++++ EXTRACTED RECORDS

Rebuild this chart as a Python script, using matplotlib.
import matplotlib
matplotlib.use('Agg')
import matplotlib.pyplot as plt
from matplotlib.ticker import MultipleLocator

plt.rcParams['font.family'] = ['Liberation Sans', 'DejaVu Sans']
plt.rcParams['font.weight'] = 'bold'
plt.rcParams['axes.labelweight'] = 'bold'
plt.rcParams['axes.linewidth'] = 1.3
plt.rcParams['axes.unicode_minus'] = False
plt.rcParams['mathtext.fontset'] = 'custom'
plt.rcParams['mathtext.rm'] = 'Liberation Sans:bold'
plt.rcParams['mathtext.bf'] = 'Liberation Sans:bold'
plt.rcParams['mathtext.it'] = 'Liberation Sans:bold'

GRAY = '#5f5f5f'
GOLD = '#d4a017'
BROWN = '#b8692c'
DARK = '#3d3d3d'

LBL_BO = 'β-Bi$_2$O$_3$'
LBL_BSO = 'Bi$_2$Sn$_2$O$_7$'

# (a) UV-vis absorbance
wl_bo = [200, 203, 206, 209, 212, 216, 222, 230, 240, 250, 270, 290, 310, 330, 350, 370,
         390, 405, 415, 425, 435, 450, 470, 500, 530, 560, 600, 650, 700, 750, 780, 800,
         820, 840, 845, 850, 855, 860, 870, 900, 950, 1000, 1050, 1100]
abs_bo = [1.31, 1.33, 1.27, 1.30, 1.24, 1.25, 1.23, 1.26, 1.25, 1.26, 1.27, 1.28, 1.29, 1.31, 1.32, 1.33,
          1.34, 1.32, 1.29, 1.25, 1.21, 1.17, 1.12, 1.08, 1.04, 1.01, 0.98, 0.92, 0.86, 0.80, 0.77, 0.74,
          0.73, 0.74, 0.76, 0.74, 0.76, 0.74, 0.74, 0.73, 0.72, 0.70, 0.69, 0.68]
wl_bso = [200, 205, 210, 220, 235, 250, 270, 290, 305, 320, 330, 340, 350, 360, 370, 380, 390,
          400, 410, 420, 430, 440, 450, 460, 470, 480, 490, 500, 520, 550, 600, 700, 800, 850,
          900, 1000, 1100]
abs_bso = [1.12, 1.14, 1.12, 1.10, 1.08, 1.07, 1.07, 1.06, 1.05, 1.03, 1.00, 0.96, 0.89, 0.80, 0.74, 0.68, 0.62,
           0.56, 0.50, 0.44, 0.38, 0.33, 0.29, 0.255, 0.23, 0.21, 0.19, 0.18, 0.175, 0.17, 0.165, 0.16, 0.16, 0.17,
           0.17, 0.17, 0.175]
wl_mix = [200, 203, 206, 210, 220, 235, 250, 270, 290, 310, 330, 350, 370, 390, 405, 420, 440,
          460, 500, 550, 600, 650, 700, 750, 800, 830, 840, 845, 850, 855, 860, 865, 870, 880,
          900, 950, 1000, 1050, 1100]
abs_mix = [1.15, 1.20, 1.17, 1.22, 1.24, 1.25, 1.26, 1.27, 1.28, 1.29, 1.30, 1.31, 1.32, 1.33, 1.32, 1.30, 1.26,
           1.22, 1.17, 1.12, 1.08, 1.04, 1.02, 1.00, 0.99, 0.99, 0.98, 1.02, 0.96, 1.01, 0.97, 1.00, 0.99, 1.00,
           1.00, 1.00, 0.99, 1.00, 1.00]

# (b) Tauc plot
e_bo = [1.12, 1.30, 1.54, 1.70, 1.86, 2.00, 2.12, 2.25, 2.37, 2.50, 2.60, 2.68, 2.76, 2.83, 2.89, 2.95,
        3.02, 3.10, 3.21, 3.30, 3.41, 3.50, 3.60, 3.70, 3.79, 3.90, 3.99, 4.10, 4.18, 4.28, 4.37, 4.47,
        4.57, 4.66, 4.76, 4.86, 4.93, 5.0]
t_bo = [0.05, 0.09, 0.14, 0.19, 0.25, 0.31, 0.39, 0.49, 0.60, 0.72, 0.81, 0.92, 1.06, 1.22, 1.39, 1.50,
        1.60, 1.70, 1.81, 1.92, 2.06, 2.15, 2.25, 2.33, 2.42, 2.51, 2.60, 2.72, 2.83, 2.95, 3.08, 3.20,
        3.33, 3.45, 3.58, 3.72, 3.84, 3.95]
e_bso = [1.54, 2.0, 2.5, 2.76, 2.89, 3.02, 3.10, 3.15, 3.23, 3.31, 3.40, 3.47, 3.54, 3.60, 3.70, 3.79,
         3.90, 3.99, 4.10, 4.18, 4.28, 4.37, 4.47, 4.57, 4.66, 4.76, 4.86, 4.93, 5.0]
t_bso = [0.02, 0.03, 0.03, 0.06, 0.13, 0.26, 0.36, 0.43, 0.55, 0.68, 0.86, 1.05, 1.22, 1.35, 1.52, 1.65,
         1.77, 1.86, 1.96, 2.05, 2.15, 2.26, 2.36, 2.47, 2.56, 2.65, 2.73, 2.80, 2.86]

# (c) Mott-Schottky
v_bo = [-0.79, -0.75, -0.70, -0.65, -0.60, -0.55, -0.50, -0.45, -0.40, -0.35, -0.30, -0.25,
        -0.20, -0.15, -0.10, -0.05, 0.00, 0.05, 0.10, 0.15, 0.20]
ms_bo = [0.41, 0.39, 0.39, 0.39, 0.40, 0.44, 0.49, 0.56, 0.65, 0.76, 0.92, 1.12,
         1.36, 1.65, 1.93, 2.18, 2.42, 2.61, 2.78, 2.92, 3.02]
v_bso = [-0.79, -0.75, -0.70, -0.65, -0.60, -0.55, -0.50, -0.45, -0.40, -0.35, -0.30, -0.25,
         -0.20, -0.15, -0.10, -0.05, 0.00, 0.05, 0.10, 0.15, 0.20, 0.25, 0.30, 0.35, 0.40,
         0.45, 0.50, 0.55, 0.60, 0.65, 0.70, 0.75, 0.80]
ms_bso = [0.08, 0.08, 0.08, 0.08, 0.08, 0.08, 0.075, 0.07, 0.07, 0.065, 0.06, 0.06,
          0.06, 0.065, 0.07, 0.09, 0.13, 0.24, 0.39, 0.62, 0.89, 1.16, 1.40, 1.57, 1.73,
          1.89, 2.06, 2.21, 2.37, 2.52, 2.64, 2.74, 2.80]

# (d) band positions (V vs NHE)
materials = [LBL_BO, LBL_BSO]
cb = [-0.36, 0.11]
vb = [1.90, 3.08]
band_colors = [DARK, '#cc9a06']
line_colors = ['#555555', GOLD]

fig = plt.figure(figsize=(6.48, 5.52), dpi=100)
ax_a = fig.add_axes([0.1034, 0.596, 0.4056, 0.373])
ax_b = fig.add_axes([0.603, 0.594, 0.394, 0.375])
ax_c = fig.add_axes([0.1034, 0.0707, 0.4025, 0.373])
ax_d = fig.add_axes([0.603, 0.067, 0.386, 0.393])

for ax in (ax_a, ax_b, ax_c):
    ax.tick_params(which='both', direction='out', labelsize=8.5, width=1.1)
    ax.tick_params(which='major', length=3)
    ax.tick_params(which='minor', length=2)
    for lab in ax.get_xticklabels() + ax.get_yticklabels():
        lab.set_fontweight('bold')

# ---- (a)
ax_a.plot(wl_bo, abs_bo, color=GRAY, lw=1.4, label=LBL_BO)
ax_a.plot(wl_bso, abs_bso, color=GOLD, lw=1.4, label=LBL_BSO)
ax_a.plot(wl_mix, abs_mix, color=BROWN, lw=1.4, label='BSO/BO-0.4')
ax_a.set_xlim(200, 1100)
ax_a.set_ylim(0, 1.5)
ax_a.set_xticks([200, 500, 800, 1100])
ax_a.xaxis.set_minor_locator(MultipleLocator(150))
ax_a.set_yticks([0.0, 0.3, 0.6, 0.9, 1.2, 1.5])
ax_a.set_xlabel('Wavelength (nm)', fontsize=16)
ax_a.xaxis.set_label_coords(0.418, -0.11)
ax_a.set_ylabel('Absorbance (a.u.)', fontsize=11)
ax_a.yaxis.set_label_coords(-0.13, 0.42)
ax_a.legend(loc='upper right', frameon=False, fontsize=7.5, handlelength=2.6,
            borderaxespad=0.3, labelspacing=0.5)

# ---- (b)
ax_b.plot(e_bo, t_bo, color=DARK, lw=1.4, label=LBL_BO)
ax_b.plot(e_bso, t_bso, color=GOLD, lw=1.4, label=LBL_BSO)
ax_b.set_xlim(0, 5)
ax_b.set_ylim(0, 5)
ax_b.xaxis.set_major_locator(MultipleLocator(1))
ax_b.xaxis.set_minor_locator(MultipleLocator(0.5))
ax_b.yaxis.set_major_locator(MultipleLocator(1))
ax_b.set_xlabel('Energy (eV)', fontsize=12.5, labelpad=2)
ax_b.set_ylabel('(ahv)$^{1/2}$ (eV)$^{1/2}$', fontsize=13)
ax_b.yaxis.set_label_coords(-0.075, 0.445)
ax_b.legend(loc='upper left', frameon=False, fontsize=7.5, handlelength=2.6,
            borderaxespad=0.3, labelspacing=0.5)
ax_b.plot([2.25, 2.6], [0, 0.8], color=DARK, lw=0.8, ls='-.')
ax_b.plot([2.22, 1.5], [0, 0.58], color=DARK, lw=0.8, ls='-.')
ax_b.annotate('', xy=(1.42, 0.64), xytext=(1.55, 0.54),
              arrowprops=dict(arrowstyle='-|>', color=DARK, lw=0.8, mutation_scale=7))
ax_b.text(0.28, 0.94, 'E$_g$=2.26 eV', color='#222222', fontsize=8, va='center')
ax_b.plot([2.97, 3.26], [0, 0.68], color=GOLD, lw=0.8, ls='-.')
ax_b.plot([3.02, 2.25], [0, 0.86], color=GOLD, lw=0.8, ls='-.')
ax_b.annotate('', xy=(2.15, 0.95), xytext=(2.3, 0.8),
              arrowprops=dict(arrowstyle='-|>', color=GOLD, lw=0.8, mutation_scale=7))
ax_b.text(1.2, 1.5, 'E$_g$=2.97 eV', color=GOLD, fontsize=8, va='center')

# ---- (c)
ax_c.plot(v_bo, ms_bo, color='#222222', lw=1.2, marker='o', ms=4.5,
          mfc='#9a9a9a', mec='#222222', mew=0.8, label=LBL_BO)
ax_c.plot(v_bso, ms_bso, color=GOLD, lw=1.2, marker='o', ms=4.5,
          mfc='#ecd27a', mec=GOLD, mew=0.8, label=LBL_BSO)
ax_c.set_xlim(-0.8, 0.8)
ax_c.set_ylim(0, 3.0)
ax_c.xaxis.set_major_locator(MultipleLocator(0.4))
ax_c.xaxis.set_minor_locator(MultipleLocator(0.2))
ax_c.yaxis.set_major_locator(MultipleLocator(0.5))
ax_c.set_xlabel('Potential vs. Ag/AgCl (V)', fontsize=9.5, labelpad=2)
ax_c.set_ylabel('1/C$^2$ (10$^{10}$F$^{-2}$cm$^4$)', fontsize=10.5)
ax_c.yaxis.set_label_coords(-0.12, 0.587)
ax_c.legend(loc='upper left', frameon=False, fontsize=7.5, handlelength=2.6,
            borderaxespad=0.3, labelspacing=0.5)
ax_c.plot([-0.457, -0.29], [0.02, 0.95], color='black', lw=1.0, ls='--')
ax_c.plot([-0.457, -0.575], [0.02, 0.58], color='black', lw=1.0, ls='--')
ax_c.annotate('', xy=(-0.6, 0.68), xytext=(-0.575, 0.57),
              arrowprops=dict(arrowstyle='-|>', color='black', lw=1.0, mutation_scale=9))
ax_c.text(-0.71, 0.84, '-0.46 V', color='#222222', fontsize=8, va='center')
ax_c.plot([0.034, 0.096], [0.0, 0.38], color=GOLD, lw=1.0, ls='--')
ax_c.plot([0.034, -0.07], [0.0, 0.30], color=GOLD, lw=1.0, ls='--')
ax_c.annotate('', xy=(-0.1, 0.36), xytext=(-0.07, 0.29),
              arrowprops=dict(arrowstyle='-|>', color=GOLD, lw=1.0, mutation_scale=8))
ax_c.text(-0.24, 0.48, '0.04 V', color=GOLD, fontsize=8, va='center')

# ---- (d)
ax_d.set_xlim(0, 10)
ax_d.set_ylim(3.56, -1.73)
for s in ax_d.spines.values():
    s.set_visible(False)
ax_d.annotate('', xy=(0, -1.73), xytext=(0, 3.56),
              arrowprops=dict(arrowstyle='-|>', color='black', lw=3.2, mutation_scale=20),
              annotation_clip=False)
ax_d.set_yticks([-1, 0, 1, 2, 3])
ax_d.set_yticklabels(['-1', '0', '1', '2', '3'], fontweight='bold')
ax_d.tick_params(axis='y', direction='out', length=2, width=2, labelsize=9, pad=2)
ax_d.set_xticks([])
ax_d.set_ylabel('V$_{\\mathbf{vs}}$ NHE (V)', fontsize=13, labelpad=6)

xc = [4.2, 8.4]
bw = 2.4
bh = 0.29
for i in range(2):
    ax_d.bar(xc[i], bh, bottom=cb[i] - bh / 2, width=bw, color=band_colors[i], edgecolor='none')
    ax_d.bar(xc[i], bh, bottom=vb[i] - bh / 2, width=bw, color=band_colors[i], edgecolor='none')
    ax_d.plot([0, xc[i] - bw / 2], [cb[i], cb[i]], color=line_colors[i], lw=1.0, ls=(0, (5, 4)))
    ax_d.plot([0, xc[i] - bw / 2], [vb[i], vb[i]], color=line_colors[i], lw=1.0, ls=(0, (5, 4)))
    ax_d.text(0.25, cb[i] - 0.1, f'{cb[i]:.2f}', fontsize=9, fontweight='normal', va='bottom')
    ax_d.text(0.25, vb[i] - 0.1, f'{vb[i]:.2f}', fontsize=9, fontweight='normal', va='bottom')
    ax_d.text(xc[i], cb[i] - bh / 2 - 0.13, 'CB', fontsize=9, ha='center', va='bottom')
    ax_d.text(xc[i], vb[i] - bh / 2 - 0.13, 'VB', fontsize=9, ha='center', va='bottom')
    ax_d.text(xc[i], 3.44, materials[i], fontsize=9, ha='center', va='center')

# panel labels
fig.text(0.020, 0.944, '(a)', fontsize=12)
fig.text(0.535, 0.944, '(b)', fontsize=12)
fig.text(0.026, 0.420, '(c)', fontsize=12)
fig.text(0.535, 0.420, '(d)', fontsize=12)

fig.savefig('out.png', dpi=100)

++++++++
++++ EXTRACTED RECORDS

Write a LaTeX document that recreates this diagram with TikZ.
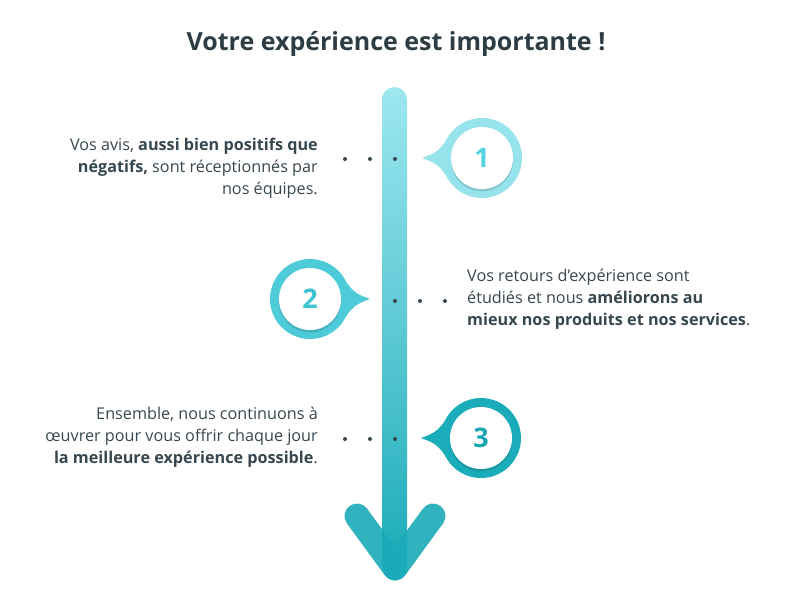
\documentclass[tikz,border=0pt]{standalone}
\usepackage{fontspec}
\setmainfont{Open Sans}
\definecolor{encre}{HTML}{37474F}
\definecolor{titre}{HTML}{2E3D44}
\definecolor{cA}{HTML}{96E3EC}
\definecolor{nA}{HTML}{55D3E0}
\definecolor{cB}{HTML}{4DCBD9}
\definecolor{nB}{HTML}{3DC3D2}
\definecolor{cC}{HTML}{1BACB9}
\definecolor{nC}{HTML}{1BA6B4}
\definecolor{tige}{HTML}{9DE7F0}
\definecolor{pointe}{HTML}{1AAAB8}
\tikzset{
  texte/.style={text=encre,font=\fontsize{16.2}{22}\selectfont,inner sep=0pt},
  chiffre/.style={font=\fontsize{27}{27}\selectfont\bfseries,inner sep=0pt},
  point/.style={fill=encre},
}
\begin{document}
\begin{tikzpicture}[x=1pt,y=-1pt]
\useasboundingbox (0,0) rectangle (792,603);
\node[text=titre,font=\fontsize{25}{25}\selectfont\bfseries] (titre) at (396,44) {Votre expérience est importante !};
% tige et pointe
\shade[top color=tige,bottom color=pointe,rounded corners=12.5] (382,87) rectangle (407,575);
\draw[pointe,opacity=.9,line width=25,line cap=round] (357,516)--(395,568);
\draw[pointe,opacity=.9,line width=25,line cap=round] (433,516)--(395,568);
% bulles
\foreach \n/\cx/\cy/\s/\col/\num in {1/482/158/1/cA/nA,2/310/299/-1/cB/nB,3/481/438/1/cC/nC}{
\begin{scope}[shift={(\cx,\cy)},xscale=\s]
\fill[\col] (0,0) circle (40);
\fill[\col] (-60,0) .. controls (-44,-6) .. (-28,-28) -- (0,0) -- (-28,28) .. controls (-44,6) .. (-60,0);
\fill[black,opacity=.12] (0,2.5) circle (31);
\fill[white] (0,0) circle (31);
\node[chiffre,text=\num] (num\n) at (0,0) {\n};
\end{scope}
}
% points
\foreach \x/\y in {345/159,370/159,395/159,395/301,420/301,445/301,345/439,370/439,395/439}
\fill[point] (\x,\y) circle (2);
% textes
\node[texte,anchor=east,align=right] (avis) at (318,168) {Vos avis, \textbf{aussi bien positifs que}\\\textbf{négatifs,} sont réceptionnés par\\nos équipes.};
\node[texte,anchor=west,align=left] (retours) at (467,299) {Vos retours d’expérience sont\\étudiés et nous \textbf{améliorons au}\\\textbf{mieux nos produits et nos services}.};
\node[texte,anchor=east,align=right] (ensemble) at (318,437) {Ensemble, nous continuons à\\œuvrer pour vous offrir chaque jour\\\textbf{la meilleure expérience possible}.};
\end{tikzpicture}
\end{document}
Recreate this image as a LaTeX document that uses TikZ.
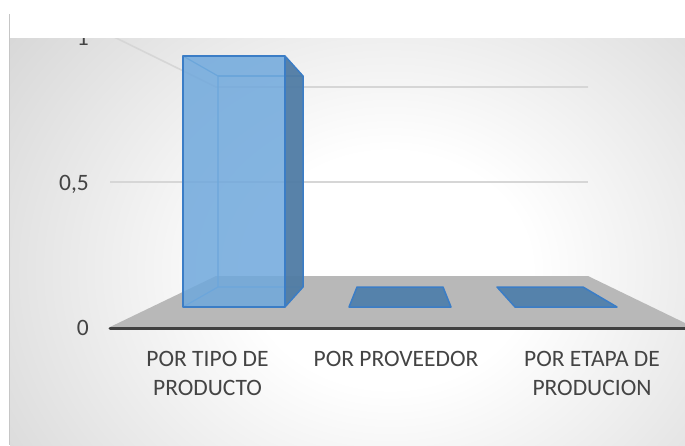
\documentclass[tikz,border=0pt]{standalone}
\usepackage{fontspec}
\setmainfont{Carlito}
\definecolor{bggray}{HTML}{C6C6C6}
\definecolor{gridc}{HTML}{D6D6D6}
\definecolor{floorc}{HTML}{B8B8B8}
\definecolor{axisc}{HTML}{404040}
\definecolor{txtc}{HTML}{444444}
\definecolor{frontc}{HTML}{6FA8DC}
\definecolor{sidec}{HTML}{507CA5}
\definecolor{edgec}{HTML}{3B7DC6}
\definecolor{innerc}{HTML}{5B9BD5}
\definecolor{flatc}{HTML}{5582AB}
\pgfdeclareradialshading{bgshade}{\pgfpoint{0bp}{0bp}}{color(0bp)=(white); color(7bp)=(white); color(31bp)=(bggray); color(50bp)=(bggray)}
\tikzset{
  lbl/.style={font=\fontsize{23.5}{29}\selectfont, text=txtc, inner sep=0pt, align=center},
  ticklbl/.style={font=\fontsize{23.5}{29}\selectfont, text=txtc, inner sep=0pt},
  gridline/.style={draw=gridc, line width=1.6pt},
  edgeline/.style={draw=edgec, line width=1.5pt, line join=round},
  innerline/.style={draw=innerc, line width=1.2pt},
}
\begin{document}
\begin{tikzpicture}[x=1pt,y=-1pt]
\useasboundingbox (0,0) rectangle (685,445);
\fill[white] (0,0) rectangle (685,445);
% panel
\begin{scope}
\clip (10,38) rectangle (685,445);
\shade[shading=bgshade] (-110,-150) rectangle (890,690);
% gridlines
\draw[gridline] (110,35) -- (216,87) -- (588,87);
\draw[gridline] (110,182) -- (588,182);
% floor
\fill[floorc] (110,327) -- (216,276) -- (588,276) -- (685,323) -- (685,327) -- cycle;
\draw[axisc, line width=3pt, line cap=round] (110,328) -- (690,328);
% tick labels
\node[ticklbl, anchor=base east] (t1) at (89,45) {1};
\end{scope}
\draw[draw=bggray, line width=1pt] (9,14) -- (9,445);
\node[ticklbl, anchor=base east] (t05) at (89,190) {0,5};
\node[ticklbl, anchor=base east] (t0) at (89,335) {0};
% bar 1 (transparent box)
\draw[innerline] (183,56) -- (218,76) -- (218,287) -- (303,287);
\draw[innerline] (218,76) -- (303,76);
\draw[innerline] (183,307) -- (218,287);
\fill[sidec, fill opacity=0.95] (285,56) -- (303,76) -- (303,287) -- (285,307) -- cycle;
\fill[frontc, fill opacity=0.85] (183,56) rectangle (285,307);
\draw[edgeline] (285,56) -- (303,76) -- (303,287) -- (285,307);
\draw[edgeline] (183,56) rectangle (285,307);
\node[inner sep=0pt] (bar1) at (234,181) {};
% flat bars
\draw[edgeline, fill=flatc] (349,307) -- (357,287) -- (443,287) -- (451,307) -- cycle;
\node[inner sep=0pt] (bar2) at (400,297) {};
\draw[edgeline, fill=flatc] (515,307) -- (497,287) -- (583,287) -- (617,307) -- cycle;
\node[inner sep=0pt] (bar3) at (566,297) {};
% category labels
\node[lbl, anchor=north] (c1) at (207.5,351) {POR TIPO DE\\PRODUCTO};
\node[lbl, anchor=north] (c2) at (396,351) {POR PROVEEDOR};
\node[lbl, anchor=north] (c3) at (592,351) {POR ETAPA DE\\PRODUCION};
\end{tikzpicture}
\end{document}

++++++++
++++ EXTRACTED RECORDS

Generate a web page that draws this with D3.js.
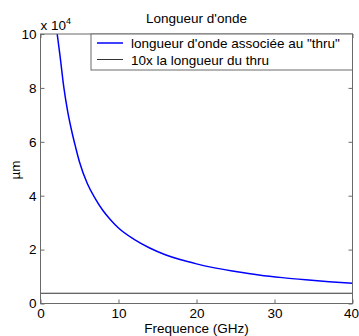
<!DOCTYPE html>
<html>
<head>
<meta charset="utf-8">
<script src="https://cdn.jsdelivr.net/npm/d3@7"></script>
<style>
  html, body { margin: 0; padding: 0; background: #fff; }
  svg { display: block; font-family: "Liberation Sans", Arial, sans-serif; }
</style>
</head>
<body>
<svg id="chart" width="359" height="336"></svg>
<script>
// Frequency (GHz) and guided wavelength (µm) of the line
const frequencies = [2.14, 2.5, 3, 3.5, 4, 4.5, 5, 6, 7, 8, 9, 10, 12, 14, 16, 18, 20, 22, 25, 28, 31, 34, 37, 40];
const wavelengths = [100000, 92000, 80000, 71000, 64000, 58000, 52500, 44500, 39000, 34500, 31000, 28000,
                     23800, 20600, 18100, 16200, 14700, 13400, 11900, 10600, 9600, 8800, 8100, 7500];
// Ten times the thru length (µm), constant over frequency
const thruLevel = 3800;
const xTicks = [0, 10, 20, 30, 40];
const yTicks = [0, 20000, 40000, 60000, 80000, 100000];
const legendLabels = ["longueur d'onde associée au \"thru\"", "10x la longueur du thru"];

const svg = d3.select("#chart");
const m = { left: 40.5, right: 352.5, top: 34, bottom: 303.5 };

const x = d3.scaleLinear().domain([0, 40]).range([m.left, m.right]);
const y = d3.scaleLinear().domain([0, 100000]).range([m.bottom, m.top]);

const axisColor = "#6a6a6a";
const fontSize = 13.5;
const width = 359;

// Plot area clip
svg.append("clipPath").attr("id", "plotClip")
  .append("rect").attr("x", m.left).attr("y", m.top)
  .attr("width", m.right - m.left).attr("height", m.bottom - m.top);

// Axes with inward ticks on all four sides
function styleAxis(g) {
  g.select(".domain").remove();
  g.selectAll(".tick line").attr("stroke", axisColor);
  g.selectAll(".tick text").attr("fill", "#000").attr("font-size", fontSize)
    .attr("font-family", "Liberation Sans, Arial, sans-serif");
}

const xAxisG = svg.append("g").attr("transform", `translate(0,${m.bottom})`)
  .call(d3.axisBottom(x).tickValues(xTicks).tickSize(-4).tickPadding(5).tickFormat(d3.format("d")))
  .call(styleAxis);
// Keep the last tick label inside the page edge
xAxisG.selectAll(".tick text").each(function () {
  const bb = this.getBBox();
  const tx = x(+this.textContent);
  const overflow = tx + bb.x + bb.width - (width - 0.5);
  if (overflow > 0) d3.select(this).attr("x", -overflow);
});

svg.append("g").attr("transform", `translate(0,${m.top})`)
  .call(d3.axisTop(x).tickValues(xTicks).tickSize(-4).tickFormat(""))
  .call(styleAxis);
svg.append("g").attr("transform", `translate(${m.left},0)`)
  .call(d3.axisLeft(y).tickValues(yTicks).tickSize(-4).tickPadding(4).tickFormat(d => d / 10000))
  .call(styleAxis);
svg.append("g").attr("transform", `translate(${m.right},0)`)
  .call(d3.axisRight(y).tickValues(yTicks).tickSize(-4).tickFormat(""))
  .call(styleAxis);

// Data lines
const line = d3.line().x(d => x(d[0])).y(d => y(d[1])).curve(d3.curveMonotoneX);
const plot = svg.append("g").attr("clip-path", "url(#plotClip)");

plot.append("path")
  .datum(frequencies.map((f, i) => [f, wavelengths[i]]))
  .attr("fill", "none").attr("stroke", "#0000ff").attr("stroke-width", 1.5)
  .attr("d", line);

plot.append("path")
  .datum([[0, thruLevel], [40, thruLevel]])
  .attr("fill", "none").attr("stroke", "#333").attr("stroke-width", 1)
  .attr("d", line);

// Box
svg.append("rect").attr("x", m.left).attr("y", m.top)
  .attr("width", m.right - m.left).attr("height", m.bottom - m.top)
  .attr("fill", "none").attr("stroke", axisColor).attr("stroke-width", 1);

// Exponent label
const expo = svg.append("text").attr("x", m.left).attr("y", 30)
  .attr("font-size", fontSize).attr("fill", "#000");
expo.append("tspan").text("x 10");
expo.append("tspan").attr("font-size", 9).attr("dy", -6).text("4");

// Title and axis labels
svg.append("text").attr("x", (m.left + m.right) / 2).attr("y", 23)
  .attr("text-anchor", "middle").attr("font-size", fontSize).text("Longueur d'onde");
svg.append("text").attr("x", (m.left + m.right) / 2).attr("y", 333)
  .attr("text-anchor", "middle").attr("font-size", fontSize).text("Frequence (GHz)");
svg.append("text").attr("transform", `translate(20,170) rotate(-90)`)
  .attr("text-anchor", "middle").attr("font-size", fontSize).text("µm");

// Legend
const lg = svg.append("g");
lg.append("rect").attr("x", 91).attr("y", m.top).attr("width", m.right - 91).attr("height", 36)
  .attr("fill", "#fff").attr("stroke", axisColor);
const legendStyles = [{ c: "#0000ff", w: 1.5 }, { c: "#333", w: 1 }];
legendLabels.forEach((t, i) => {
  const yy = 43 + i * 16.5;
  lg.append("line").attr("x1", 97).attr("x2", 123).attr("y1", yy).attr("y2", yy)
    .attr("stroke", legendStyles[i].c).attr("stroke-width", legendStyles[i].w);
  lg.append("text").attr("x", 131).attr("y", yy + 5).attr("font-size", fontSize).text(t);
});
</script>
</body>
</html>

++++++++

## WORK TO DO:
In the listing above, find the line with "Rebuild this chart" and the line with "from matplotlib.ticker import MultipleLocator", then print exactly those lines and every line between them.

## COMPLETED EXERCISE:
Rebuild this chart as a Python script, using matplotlib.
import matplotlib
matplotlib.use('Agg')
import matplotlib.pyplot as plt
from matplotlib.ticker import MultipleLocator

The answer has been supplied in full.